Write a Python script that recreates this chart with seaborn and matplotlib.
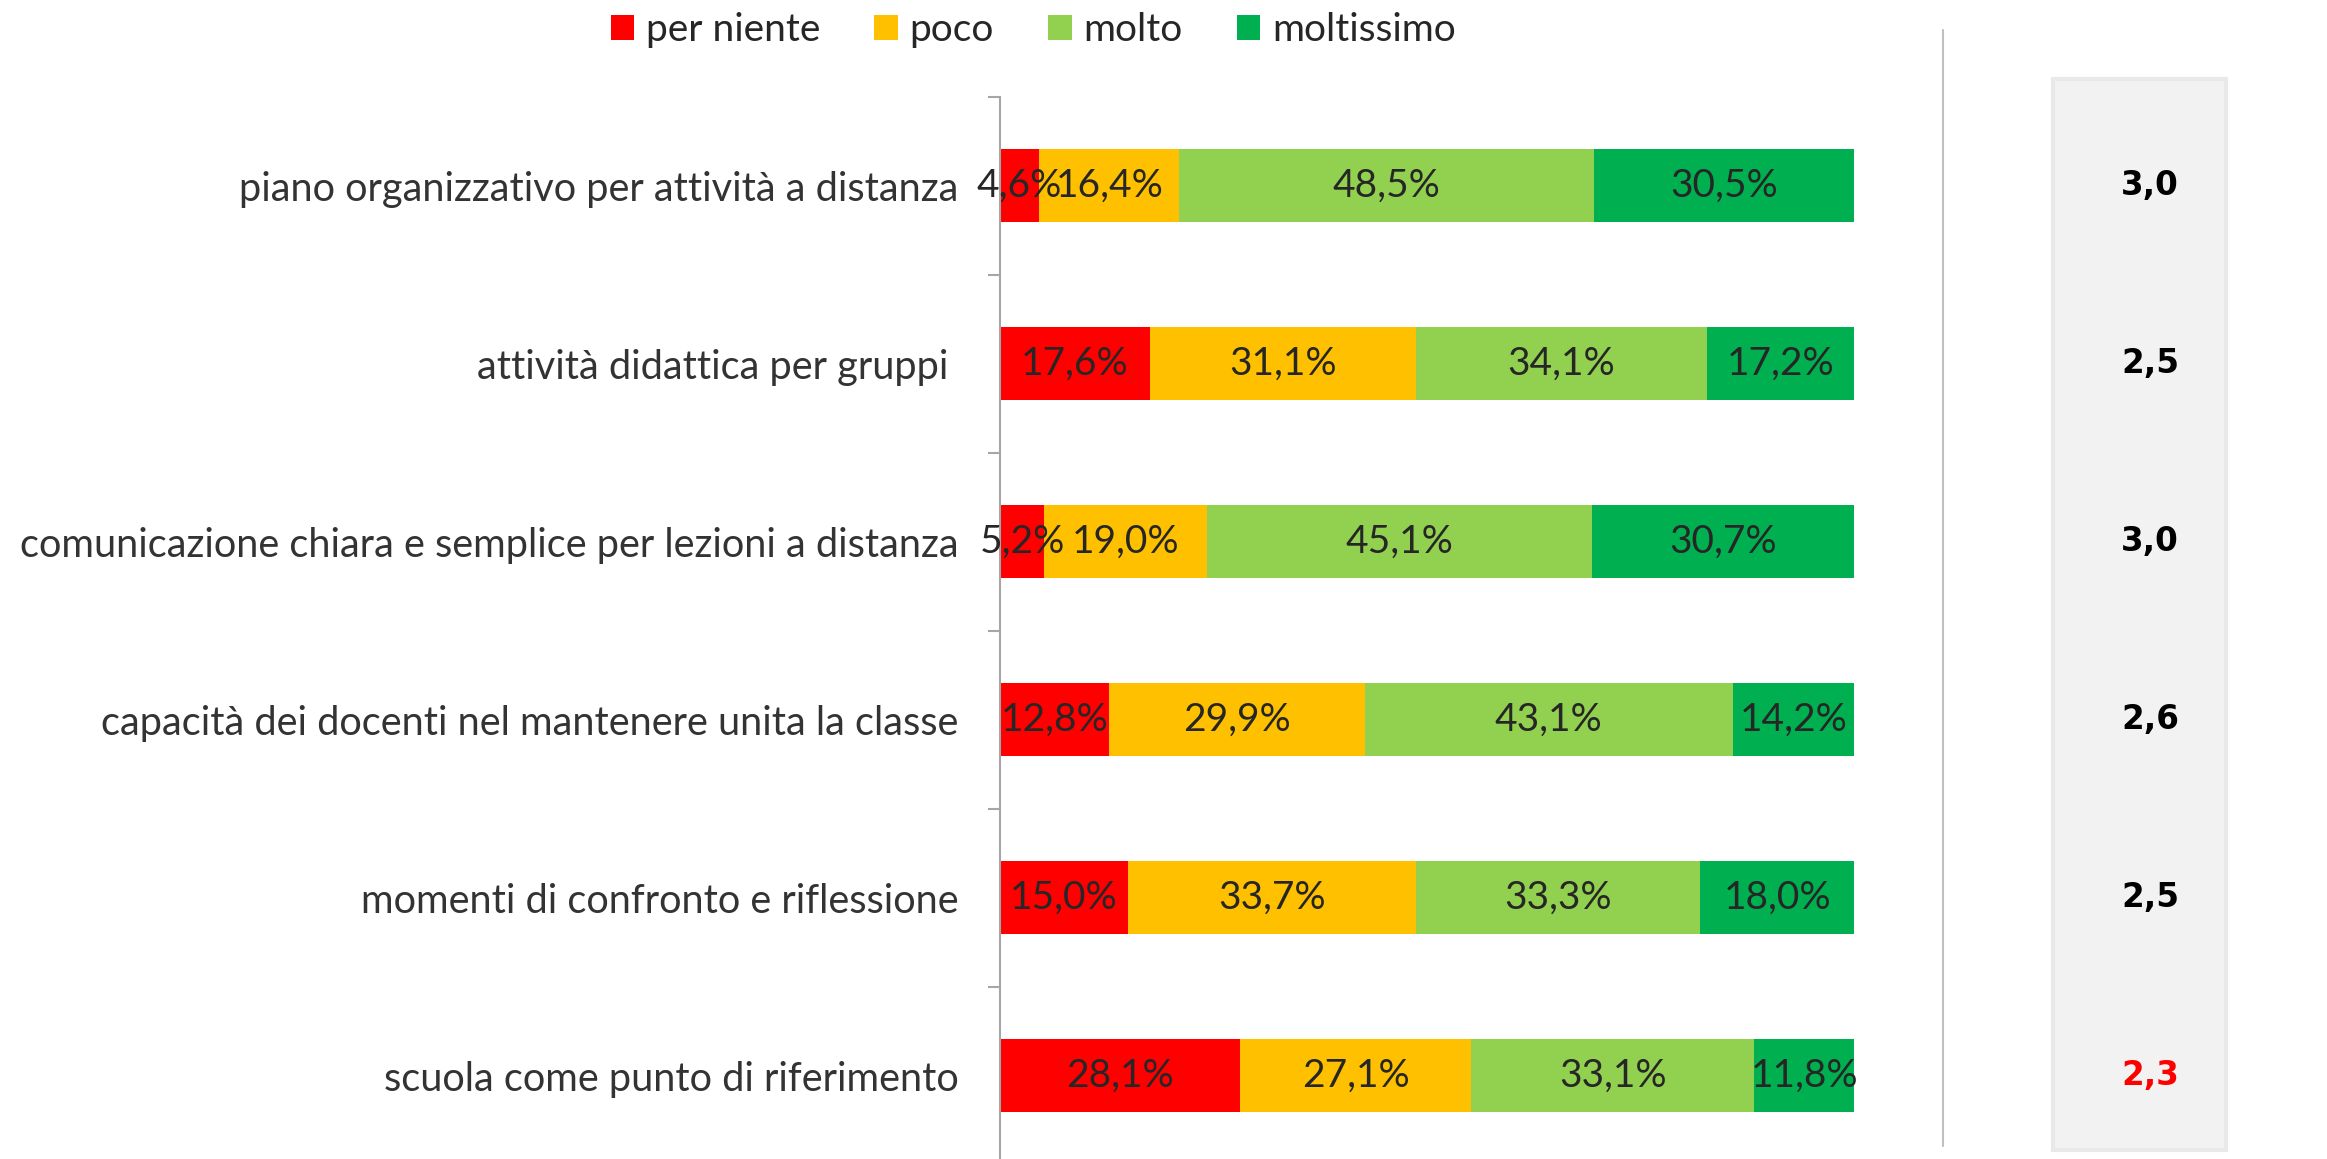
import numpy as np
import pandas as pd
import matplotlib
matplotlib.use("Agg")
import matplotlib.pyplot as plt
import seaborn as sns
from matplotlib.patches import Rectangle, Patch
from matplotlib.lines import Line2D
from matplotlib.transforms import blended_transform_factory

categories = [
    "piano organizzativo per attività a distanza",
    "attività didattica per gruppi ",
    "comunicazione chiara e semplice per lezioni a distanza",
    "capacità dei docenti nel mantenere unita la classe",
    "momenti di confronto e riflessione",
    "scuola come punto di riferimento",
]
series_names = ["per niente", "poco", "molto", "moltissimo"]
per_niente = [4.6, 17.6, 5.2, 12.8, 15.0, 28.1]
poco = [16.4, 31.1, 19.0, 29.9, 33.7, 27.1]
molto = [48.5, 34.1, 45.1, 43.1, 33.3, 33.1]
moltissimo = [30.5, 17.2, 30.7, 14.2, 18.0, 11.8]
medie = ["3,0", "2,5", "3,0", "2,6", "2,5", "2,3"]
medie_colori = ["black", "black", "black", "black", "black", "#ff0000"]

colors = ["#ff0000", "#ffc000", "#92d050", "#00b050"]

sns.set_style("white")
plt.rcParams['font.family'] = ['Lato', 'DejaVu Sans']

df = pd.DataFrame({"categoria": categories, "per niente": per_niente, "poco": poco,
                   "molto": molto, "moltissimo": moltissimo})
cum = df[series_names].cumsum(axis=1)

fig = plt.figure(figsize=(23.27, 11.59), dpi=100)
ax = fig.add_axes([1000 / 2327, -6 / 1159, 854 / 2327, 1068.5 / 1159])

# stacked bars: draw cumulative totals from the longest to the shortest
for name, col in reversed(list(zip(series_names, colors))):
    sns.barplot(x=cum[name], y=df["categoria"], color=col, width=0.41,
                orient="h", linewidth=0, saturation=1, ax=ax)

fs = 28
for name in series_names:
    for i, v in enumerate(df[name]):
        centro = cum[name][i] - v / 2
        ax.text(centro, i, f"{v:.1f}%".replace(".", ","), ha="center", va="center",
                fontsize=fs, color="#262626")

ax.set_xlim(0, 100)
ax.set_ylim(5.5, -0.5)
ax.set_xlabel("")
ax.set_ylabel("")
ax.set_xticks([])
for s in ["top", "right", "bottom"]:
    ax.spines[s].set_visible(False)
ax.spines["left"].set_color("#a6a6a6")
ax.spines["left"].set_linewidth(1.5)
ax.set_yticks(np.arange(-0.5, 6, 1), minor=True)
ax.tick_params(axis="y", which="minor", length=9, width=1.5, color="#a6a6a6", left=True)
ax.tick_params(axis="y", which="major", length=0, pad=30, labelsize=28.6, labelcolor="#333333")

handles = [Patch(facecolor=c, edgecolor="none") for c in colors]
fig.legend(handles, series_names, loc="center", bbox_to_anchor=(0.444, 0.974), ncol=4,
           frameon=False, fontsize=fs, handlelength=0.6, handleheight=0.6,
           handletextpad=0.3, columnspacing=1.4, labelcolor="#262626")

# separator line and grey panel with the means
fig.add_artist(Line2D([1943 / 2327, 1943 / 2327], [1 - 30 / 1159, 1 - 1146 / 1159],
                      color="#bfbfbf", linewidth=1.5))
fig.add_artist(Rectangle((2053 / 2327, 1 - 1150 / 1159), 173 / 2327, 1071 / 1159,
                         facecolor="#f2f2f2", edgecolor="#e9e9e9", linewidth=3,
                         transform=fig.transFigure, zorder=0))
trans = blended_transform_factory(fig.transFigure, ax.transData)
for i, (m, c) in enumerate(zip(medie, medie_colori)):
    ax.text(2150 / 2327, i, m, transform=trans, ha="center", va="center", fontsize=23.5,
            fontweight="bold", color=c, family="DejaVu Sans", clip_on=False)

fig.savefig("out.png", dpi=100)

■ **Request**: Write out an exact copy of the listing, first line through the line containing "from matplotlib.transforms import", with the pictures left out.

■ **Answer in full**:
Write a Python script that recreates this chart with seaborn and matplotlib.
import numpy as np
import pandas as pd
import matplotlib
matplotlib.use("Agg")
import matplotlib.pyplot as plt
import seaborn as sns
from matplotlib.patches import Rectangle, Patch
from matplotlib.lines import Line2D
from matplotlib.transforms import blended_transform_factory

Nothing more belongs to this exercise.